Data Collection
1.1 Documentation and Metadata¶
1.1.1 What data will you collect or create?¶
Questions to consider:
What type, format and volume of data?
Do your chosen formats and software enable sharing and long-term access to the data? Are there any existing data that you can reuse?
Give a brief description of the data, including any existing data or third-party sources that will be used, in each case noting its content, type and coverage. Outline and justify your choice of format and consider the implications of data format and data volumes in terms of storage, backup and access.
The project will collect a large amount of primary data including, but not exclusively:
- Site characterization database
- Strong motion database
- Fault geometries
- Fault slip rates
- Earthquake catalogues
- Geodetic data
- Paleoseismic data
Primary data will be several GB in multiple formats.
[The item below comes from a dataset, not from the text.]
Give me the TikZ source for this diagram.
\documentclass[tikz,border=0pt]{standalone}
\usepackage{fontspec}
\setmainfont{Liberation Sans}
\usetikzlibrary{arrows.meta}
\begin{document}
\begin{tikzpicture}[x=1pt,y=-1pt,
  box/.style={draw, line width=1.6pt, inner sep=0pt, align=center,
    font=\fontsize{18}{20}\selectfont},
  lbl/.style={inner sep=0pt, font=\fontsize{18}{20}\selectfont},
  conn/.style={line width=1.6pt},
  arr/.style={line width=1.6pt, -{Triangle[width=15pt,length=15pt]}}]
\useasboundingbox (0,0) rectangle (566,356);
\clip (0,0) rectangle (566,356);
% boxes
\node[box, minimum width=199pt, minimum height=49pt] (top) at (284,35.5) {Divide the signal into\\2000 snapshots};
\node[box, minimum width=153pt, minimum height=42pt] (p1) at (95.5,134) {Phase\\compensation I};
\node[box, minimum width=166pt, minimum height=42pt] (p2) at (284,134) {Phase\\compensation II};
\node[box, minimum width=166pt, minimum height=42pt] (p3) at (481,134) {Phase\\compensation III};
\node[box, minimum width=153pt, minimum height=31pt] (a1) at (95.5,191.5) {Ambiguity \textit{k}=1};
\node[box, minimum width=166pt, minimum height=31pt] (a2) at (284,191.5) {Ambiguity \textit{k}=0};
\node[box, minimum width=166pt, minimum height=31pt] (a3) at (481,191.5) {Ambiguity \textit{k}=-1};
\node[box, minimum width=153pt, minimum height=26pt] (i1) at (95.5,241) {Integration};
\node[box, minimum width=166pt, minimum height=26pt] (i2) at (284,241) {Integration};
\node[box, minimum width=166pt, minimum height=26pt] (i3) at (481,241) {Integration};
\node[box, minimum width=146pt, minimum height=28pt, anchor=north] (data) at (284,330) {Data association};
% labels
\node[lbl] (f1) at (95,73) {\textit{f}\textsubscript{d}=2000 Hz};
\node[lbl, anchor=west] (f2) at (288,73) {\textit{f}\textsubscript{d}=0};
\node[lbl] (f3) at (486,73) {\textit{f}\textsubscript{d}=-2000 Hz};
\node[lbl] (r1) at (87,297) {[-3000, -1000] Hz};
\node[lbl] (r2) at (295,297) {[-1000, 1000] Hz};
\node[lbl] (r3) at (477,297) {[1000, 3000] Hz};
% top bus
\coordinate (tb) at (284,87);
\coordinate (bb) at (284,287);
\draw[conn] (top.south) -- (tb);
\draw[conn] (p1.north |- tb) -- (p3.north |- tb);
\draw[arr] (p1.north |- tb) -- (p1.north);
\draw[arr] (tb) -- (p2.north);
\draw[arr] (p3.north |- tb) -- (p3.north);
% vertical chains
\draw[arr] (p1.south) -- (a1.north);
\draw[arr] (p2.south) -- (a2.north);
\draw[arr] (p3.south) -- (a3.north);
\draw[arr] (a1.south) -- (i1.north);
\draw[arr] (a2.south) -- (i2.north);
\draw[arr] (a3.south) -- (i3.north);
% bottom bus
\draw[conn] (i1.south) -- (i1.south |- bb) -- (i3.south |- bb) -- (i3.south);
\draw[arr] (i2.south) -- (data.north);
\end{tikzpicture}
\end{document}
We will use easily read formats such as Excel, csv, and text files where possible.
Intermediate data products produced include:
- Earthquake rupture sets
- Rupture probabilities
- Ground motion models
Formats for intermediate data adhere to standards established by open source software used in the creation and analysis of the data such as OpenQuake and OpenSHA and will comprise many GB.
Final data products include:
- Seismic hazard probability curves
- Seismic hazard disaggregation matrices
Final data will be stored as entries in cloud databases. There will be several TB of final data products.
1.1.2 How will the data be collected or created?¶
Questions to consider:
What standards or methodologies will you use? How will you structure and name your folders and files? How will you handle versioning? What quality assurance processes will you adopt? Outline how the data will be collected/created and which community data standards (if any) will be used. Consider how the data will be organized during the project, mentioning for example naming conventions, version control and folder structures. Explain how the consistency and quality of data collection will be controlled and documented. This may include processes such as calibration, repeat samples or measurements, standardized data capture or recording, data entry validation, peer review of data or representation with controlled vocabularies.
Data will be collected via a diverse set of methods including field studies, geodetic surveys, retrieval of waveforms and earthquake catalogues from GeoNet. Intermediate and final products are produced using publicly available software OpenQuake and OpenSHA and in-house developed software all available under open source licenses.